- Map of Transylvania 1606–1660. Kraszna County can be seen in the upper-middle.
- Capital: Krasznavár Valkóvár Szilágysomlyó
- • Established: c. 1100 (first mentioned in 1164)
- • Eastern Hungarian Kingdom established: 11 November 1526
- • Treaty of Speyer – Principality of Transylvania: 16 August 1570
- • Treaty of Karlowitz – Transylvania ceded to Habsburg Monarchy: 26 January 1699
- • Status of the Partium resolved; Kraszna formally attached to Transylvania: 31 December 1732
- • Counties of Transylvania abolished: 12 May 1851
- • Counties restored: 1860
- • Ausgleich – Transylvania abolished; counties pass to Hungary: 29 May 1867
- • Counties of Hungary reorganised: 1876
|  | Succeeded by |
|  | Szilágy County / |
- Today part of: Romania

= Kraszna County =

County of the Kingdom of Hungary

Kraszna county (Kraszna vármegye) is a former administrative county (comitatus) of the Kingdom of Hungary along the river Kraszna; its territory is now in north-western Romania. Its capital cities were Krasznavár (today in Krassmarkt, Crasna), Valkóvár (Cetatea Valcău) and Szilágysomlyó (Schomlenmarkt, Șimleu Silvaniei).

The county was established in the 12th century within the Árpád Kingdom of Hungary.

In the 16th century Hungary was divided: from 11 November 1526 Kraszna was part of the Eastern Hungarian Kingdom, which became an Ottoman vassal in 1529; the western part of Hungary became part of the Habsburg Monarchy.

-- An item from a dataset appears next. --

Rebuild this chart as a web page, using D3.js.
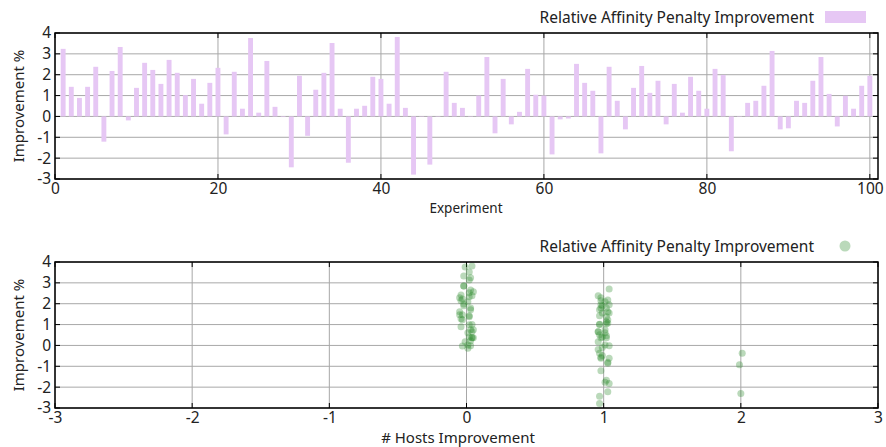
<!DOCTYPE html>
<html>
<head>
<meta charset="utf-8">
<script src="https://cdn.jsdelivr.net/npm/d3@7/dist/d3.min.js"></script>
<style>
    body { margin: 0; background: #fff; }
    svg { display: block; font-family: "Noto Sans", "Open Sans", sans-serif; }
</style>
</head>
<body>
<div id="chart"></div>
<script>
// experiment index 1..100
const experiments = d3.range(1, 101);

// relative affinity penalty improvement (%) per experiment
const improvement = [
    3.24, 1.42, 0.89, 1.42, 2.38, -1.21, 2.18, 3.33, -0.19, 1.37,
    2.57, 2.23, 1.56, 2.71, 2.09, 1.02, 1.80, 0.61, 1.61, 2.33,
    -0.86, 2.14, 0.37, 3.76, 0.18, 2.66, 0.46, -0.03, -2.44, 1.95,
    -0.93, 1.28, 2.09, 3.52, 0.37, -2.22, 0.37, 0.51, 1.90, 1.80,
    0.61, 3.81, 0.41, -2.79, -0.02, -2.31, -0.02, 2.14, 0.65, 0.41,
    0.02, 1.00, 2.85, -0.81, 1.80, -0.38, 0.22, 2.28, 1.04, 1.00,
    -1.82, -0.14, -0.10, 2.52, 1.61, 1.23, -1.77, 2.38, 0.75, -0.62,
    1.37, 2.42, 1.13, 1.71, -0.38, 1.56, 0.18, 1.90, 1.23, 0.37,
    2.28, 1.99, -1.67, 0.02, 0.65, 0.75, 1.47, 3.14, -0.62, -0.57,
    0.75, 0.65, 1.71, 2.85, 1.08, -0.48, 0.99, 0.37, 1.47, 1.95
];

// # hosts improvement per experiment (as plotted, with the small jitter)
const hostsImprovement = [
    0.03, 0.97, -0.04, 0.02, 0.04, 0.98, 1.03, -0.02, 0.96, 1.02,
    0.05, -0.03, 0.99, 1.04, 0.01, 0.97, 0.03, 1.01, -0.05, 0.02,
    1.03, 0.98, 0.04, -0.01, 0.96, 0.03, 1.02, -0.03, 0.97, 1.04,
    1.99, -0.04, 1.01, 0.02, 0.98, 1.03, 0.05, 0.97, -0.02, 1.02,
    0.01, 0.04, 0.99, 0.97, 0.03, 2.00, 1.04, -0.04, 0.96, 0.02,
    1.01, 0.04, -0.02, 1.03, 0.98, 2.01, 0.03, -0.05, 1.02, 0.97,
    1.04, 0.01, 0.99, 0.02, 1.03, -0.03, 1.01, 0.96, 0.05, 0.98,
    0.02, -0.04, 1.02, 0.03, 0.97, 1.04, -0.01, 0.99, 1.03, 0.04,
    0.98, -0.02, 1.02, 0.01, 0.96, 0.03, -0.05, 0.02, 1.04, 0.98,
    1.01, 0.04, 0.97, -0.02, 1.03, 0.99, 0.02, 1.02, -0.03, 0.98
];

const yTicks = [-3, -2, -1, 0, 1, 2, 3, 4];
const barTicks = [0, 20, 40, 60, 80, 100];
const hostTicks = [-3, -2, -1, 0, 1, 2, 3];
const seriesName = "Relative Affinity Penalty Improvement";

const width = 886, height = 447;
const margin = { left: 55, right: 8 };

const svg = d3.select("#chart").append("svg")
    .attr("width", width)
    .attr("height", height);

const gridColor = "#a8a8a8";
const textColor = "#222";
const tickFmt = d => String(d); // plain hyphen minus, no decimals

function drawPanel(top, bottom, xScale, xTicks, xTitle, titleOpts) {
    let yScale = d3.scaleLinear()
        .domain([-3, 4])
        .range([bottom, top]);

    let g = svg.append("g");
    let x0 = xScale.range()[0], x1 = xScale.range()[1];

    // grid
    g.selectAll(".hgrid").data(yTicks).enter().append("line")
        .attr("x1", x0).attr("x2", x1)
        .attr("y1", d => yScale(d)).attr("y2", d => yScale(d))
        .attr("stroke", gridColor).attr("stroke-width", 1);
    g.selectAll(".vgrid").data(xTicks).enter().append("line")
        .attr("y1", top).attr("y2", bottom)
        .attr("x1", d => xScale(d)).attr("x2", d => xScale(d))
        .attr("stroke", gridColor).attr("stroke-width", 1);

    let yAxisL = d3.axisLeft(yScale).tickValues(yTicks).tickFormat(tickFmt).tickSize(0).tickPadding(4);
    let xAxisB = d3.axisBottom(xScale).tickValues(xTicks).tickFormat(tickFmt).tickSize(0).tickPadding(4);

    let yg = g.append("g").attr("transform", `translate(${x0},0)`).call(yAxisL);
    let xg = g.append("g").attr("transform", `translate(0,${bottom})`).call(xAxisB);
    [yg, xg].forEach(a => {
        a.select(".domain").remove();
        a.selectAll("text")
            .style("font-size", "15.5px")
            .style("fill", textColor)
            .style("font-family", "'Noto Sans', sans-serif");
    });
    xg.selectAll("text").attr("dy", "0.71em");

    // tick marks inward, all four sides
    yTicks.forEach(t => {
        g.append("line").attr("x1", x0).attr("x2", x0 + 5)
            .attr("y1", yScale(t)).attr("y2", yScale(t)).attr("stroke", "#000");
        g.append("line").attr("x1", x1).attr("x2", x1 - 5)
            .attr("y1", yScale(t)).attr("y2", yScale(t)).attr("stroke", "#000");
    });
    xTicks.forEach(t => {
        g.append("line").attr("y1", bottom).attr("y2", bottom - 5)
            .attr("x1", xScale(t)).attr("x2", xScale(t)).attr("stroke", "#000");
        g.append("line").attr("y1", top).attr("y2", top + 5)
            .attr("x1", xScale(t)).attr("x2", xScale(t)).attr("stroke", "#000");
    });

    // axis titles
    svg.append("text")
        .attr("transform", `translate(24,${(top + bottom) / 2}) rotate(-90)`)
        .attr("text-anchor", "middle")
        .style("font-size", "15px")
        .style("fill", textColor)
        .text("Improvement %");

    svg.append("text")
        .attr("x", titleOpts.x)
        .attr("y", bottom + titleOpts.dy)
        .attr("text-anchor", "middle")
        .style("font-size", titleOpts.size)
        .style("fill", textColor)
        .text(xTitle);

    return { g: g, yScale: yScale };
}

function drawFrame(top, bottom) {
    svg.append("rect")
        .attr("x", margin.left).attr("y", top)
        .attr("width", width - margin.right - margin.left)
        .attr("height", bottom - top)
        .attr("fill", "none")
        .attr("stroke", "#000")
        .attr("stroke-width", 1.5);
}

function drawLegendText(y) {
    svg.append("text")
        .attr("x", 814).attr("y", y)
        .attr("text-anchor", "end")
        .style("font-size", "15.5px")
        .style("fill", textColor)
        .text(seriesName);
}

// ---------- top: bars per experiment ----------
const topPanel = { top: 33, bottom: 179 };
const xBar = d3.scaleLinear()
    .domain([0, 101])
    .range([margin.left, width - margin.right]);

let p1 = drawPanel(topPanel.top, topPanel.bottom, xBar, barTicks, "Experiment",
    { x: 466, size: "13.5px", dy: 34 });
const barData = experiments.map((e, i) => ({ x: e, y: improvement[i] }));
const barW = 0.6;
const barColor = "#e6c7f4";

p1.g.selectAll(".bar").data(barData).enter().append("rect")
    .attr("class", "bar")
    .attr("x", d => xBar(d.x - barW / 2))
    .attr("width", xBar(barW) - xBar(0))
    .attr("y", d => p1.yScale(Math.max(0, d.y)))
    .attr("height", d => Math.abs(p1.yScale(d.y) - p1.yScale(0)))
    .attr("fill", barColor);

drawFrame(topPanel.top, topPanel.bottom);

drawLegendText(23);
svg.append("rect")
    .attr("x", 825).attr("y", 11)
    .attr("width", 41).attr("height", 12)
    .attr("fill", barColor);

// ---------- bottom: scatter vs hosts improvement ----------
const botPanel = { top: 262, bottom: 408 };
const xHost = d3.scaleLinear()
    .domain([-3, 3])
    .range([margin.left, width - margin.right]);

let p2 = drawPanel(botPanel.top, botPanel.bottom, xHost, hostTicks, "# Hosts Improvement",
    { x: 458, size: "15px", dy: 35 });
const pointData = hostsImprovement.map((h, i) => ({ x: h, y: improvement[i] }));

p2.g.selectAll(".pt").data(pointData).enter().append("circle")
    .attr("class", "pt")
    .attr("cx", d => xHost(d.x))
    .attr("cy", d => p2.yScale(d.y))
    .attr("r", 3.5)
    .attr("fill", "#2e8b2e")
    .attr("fill-opacity", 0.33);

drawFrame(botPanel.top, botPanel.bottom);

drawLegendText(252);
svg.append("circle")
    .attr("cx", 845).attr("cy", 246)
    .attr("r", 5.5)
    .attr("fill", "#2e8b2e")
    .attr("fill-opacity", 0.33);
</script>
</body>
</html>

On 16 August 1570, by the Treaty of Speyer, the Eastern Hungarian Kingdom became the Principality of Transylvania. Kraszna was one of the counties of the Partium which were ruled by Transylvania but legally considered part of Hungary.

Kraszna remained under Transylvanian rule until the Treaty of Karlowitz in 26 January 1699, whereby Transylvania, the Partium and most of Ottoman-controlled Hungary passed to the Habsburg Monarchy. Transylvania formally became a crown land in the 1711 Treaty of Szatmár which ended Rákóczi's War of Independence, but the status of the Partium remained ambiguous until 1732, when Kraszna definitively became part of Transylvania, along with Közép-Szolnok County, Kővár District and the rump Zaránd County.

Between 1851 and 1860 the counties of Transylvania were abolished and replaced with Kreise; the territory of Kraszna County became part of the Klausenburger Kreis until 1854, then Kreis Szilágy-Somlyó. The counties were restored in 1860.

On 29 May 1867 the Austro-Hungarian Compromise, which transformed the Austrian Empire into Austria-Hungary, saw the abolishment of Transylvania; its counties fell directly under Hungarian rule, becoming part of "Transleithania".

In 1876 the Hungarian counties were restructured and the territory of Kraszna County passed to the new Szilágy County.